For someone who, for all we know, never left his native country, Rembrandt Harmensz. van Rijn had a strikingly broad horizon. As an artist, collector, and citizen, he came into contact with artifacts, objects of utility, and humans from all parts of the known world. Rembrandt’s curiosity about everything foreign and his insatiable collector’s appetite were legendary even in his lifetime and part and parcel of his singular creative genius.
Amsterdam, the center of his life, was the perfect place for a man of such boundless interests: the Dutch East and West India Companies had their headquarters and home port here, as did other trading partnerships. In the seventeenth century, the city was a true cultural melting pot. Legates and merchants from far-flung places were a daily sight in the streets of the young Dutch Republic.
The exhibition focuses on one of the most consequential strands in this constellation: the Orient—an umbrella term for diverse Eastern non-European cultures rather than a well-defined geographic designation—fired Rembrandt’s imagination throughout his career. It inspired the painter has he envisioned the settings of biblical histories, one of his favorite genres. Several self-portraits show the artist in exotic costumes. His copies of miniatures created at the court of the Great Mughals were a tribute to Asian creativity and taste without precedent in Dutch art. Last but not least, he was an eager consumer of Japanese paper, which he liked to use for his etchings.

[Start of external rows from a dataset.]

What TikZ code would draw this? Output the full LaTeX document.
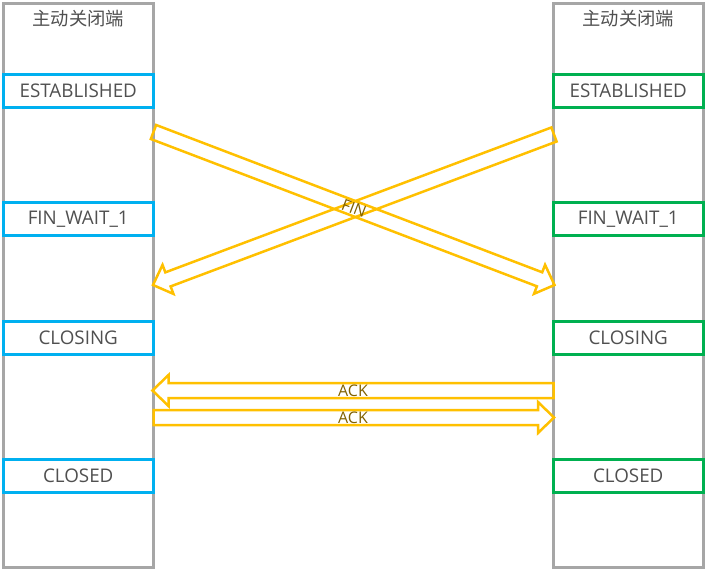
\documentclass[tikz,border=0pt]{standalone}
\usepackage{fontspec}
\setmainfont{Open Sans}
\newfontfamily\cjk{Noto Sans CJK SC}
\usepackage{tikz}
\usetikzlibrary{calc}
\usetikzlibrary{positioning}

\definecolor{colGray}{RGB}{166,166,166}
\definecolor{txtGray}{RGB}{80,80,80}
\definecolor{stBlue}{RGB}{0,176,240}
\definecolor{stGreen}{RGB}{0,176,80}
\definecolor{arrYellow}{RGB}{255,192,0}
\definecolor{arrText}{RGB}{127,96,0}

\newcommand{\blockarrow}[2]{%
  \coordinate (neck) at ($(#2)!16pt!(#1)$);
  \draw[blockline] ($(#1)!7.5pt!90:(#2)$) -- ($(neck)!7.5pt!90:(#2)$)
    -- ($(neck)!15.5pt!90:(#2)$) -- (#2) -- ($(neck)!15.5pt!-90:(#2)$)
    -- ($(neck)!7.5pt!-90:(#2)$) -- ($(#1)!7.5pt!-90:(#2)$) -- cycle;}

\begin{document}
\begin{tikzpicture}[x=1pt,y=-1pt,
  column/.style={draw=colGray,line width=3pt,minimum width=150pt,minimum height=564pt,inner sep=0pt},
  title/.style={text=txtGray,font=\cjk\fontsize{18.3}{20}\selectfont},
  stateL/.style={draw=stBlue,line width=3pt,fill=white,minimum width=150.5pt,minimum height=33pt,inner sep=0pt,text=txtGray,font=\fontsize{18.8}{20}\selectfont},
  stateR/.style={stateL,draw=stGreen},
  blockline/.style={draw=arrYellow,line width=2.5pt,line join=miter},
  msg/.style={text=arrText,font=\fontsize{16}{18}\selectfont,inner sep=0pt}]
  \useasboundingbox (0,0) rectangle (707,571);
  \node[column] (colL) at (78.25,285) {};
  \node[column] (colR) at (628.25,285) {};
  \node[title] (titleL) at (78.25,18.5) {主动关闭端};
  \node[title] (titleR) at (628.25,18.5) {主动关闭端};

  \node[stateL] (estL) at (78.25,91) {ESTABLISHED};
  \node[stateL] (finL) at (78.25,219) {FIN\_WAIT\_1};
  \node[stateL] (closingL) at (78.25,338) {CLOSING};
  \node[stateL] (closedL) at (78.25,475.5) {CLOSED};
  \node[stateR] (estR) at (628.25,91) {ESTABLISHED};
  \node[stateR] (finR) at (628.25,219) {FIN\_WAIT\_1};
  \node[stateR] (closingR) at (628.25,338) {CLOSING};
  \node[stateR] (closedR) at (628.25,475.5) {CLOSED};

  \coordinate (finTailL) at (153.5,132);
  \coordinate (finTipR) at (554.5,285);
  \coordinate (finTailR) at (554,134.5);
  \coordinate (finTipL) at (153,285);
  \coordinate (ackTailR) at (553.5,390.5);
  \coordinate (ackTipL) at (152.5,390.5);
  \coordinate (ackTailL) at (153.5,417.5);
  \coordinate (ackTipR) at (554,417.5);

  \blockarrow{finTailL}{finTipR}
  \blockarrow{finTailR}{finTipL}
  \blockarrow{ackTailR}{ackTipL}
  \blockarrow{ackTailL}{ackTipR}

  \path (finTailL) -- node[msg,sloped] (finMsg) {FIN} (finTipR);
  \node[msg] (ackMsgA) at (353,390.5) {ACK};
  \node[msg] (ackMsgB) at (353,417.5) {ACK};
\end{tikzpicture}
\end{document}
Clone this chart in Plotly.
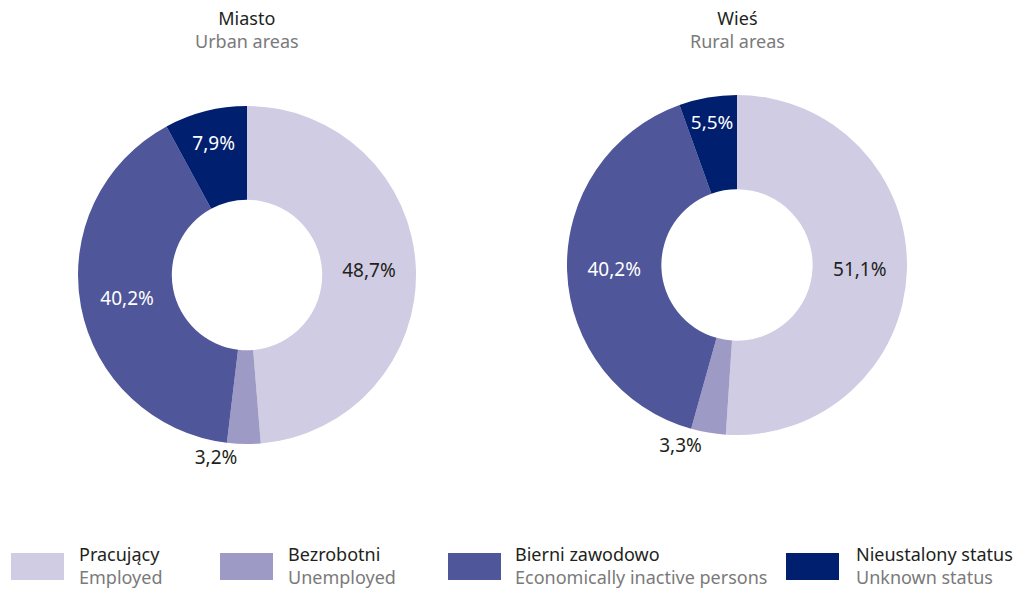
import plotly.graph_objects as go

categories_pl = ["Pracujący", "Bezrobotni", "Bierni zawodowo", "Nieustalony status"]
categories_en = ["Employed", "Unemployed", "Economically inactive persons", "Unknown status"]
urban_values = [48.7, 3.2, 40.2, 7.9]
rural_values = [51.1, 3.3, 40.2, 5.5]
colors = ["#CFCCE3", "#9D9AC5", "#4F5699", "#00206F"]
text_colors = ["#231F20", "#231F20", "#FFFFFF", "#FFFFFF"]
text_positions = ["inside", "outside", "inside", "inside"]
titles_pl = ["Miasto", "Wieś"]
titles_en = ["Urban areas", "Rural areas"]

FONT = "Noto Sans"
W, H = 1021, 589
TXT = 18.6
PCT = 19
GRAY = "#7A7A7A"

def fmt(v):
    return f"{v:.1f}".replace(".", ",") + "%"

def px_x(x):
    return x / W

def px_y(y):
    return 1 - y / H

fig = go.Figure()

pie_boxes = [
    dict(x=[px_x(78), px_x(416)], y=[px_y(444), px_y(106)]),
    dict(x=[px_x(567), px_x(907)], y=[px_y(435), px_y(95)]),
]

for vals, box in zip([urban_values, rural_values], pie_boxes):
    fig.add_trace(go.Pie(
        labels=categories_pl,
        values=vals,
        text=[fmt(v) for v in vals],
        textinfo="text",
        textposition=text_positions,
        insidetextorientation="horizontal",
        insidetextfont=dict(color=text_colors, size=PCT, family=FONT),
        outsidetextfont=dict(color="#231F20", size=PCT, family=FONT),
        marker=dict(colors=colors, line=dict(width=0)),
        hole=0.445,
        sort=False,
        direction="clockwise",
        rotation=0,
        domain=box,
        showlegend=False,
        hoverinfo="label+text",
    ))

annotations = []
title_centers = [247, 737]
for cx, tpl, ten in zip(title_centers, titles_pl, titles_en):
    annotations.append(dict(x=px_x(cx), y=px_y(29), xref="paper", yref="paper",
                            text=f"{tpl}<br><span style='color:{GRAY}'>{ten}</span>",
                            showarrow=False, xanchor="center", yanchor="middle",
                            font=dict(family=FONT, size=18, color="#231F20")))

shapes = []
swatch_x = [11, 220, 448, 786]
text_x = [77, 286, 513, 854]
for i in range(4):
    shapes.append(dict(type="rect", xref="paper", yref="paper",
                       x0=px_x(swatch_x[i]), x1=px_x(swatch_x[i] + 53),
                       y0=px_y(580), y1=px_y(553),
                       fillcolor=colors[i], line=dict(width=0)))
    annotations.append(dict(x=px_x(text_x[i]), y=px_y(565.5), xref="paper", yref="paper",
                            text=f"{categories_pl[i]}<br><span style='color:{GRAY}'>{categories_en[i]}</span>",
                            showarrow=False, xanchor="left", yanchor="middle", align="left",
                            font=dict(family=FONT, size=18, color="#231F20")))

fig.update_layout(
    width=W, height=H,
    margin=dict(l=0, r=0, t=0, b=0),
    paper_bgcolor="white",
    plot_bgcolor="white",
    annotations=annotations,
    shapes=shapes,
    font=dict(family=FONT),
)

fig.write_html("out.html", config={"displayModeBar": False},
               post_script="document.body.style.margin='0px';")
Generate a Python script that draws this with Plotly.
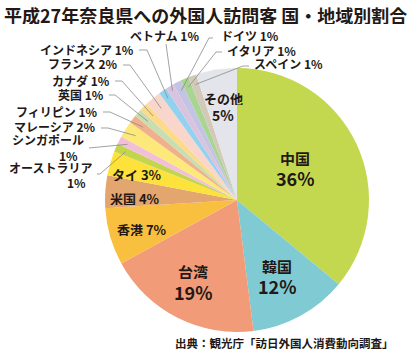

The selection of exhibits is not limited to Rembrandt’s oeuvre. In addition to works by his colleagues and students, the presentation includes publications and other sources that illustrate the contemporary vision of the Orient. Placing Rembrandt’s work in this broader context reveals both the ways in which his take on the East was typical of his time and what set his perspective on its cultures apart from those of his contemporaries. And there is yet another reason why Rembrandt’s Orient scrutinizes Golden-Age Dutch artists’ responses to Eastern artifacts: by contrasting their own daily surroundings with these models, they made a key contribution to the genesis and definition of the specific European identity that to this day has remained a subject of ongoing renegotiation.
The catalog to the exhibition "Rembrandts Orient" examines how the painters of the Dutch Golden Age reacted to the areas of the Near, Middle and Far East that came to the fore through trade, travel and publications. The foreign was a charming contrast to the own, but it hardly aroused deeper sympathy. That was in the 17th century. What is it like today? The catalog invites us to reflect on this.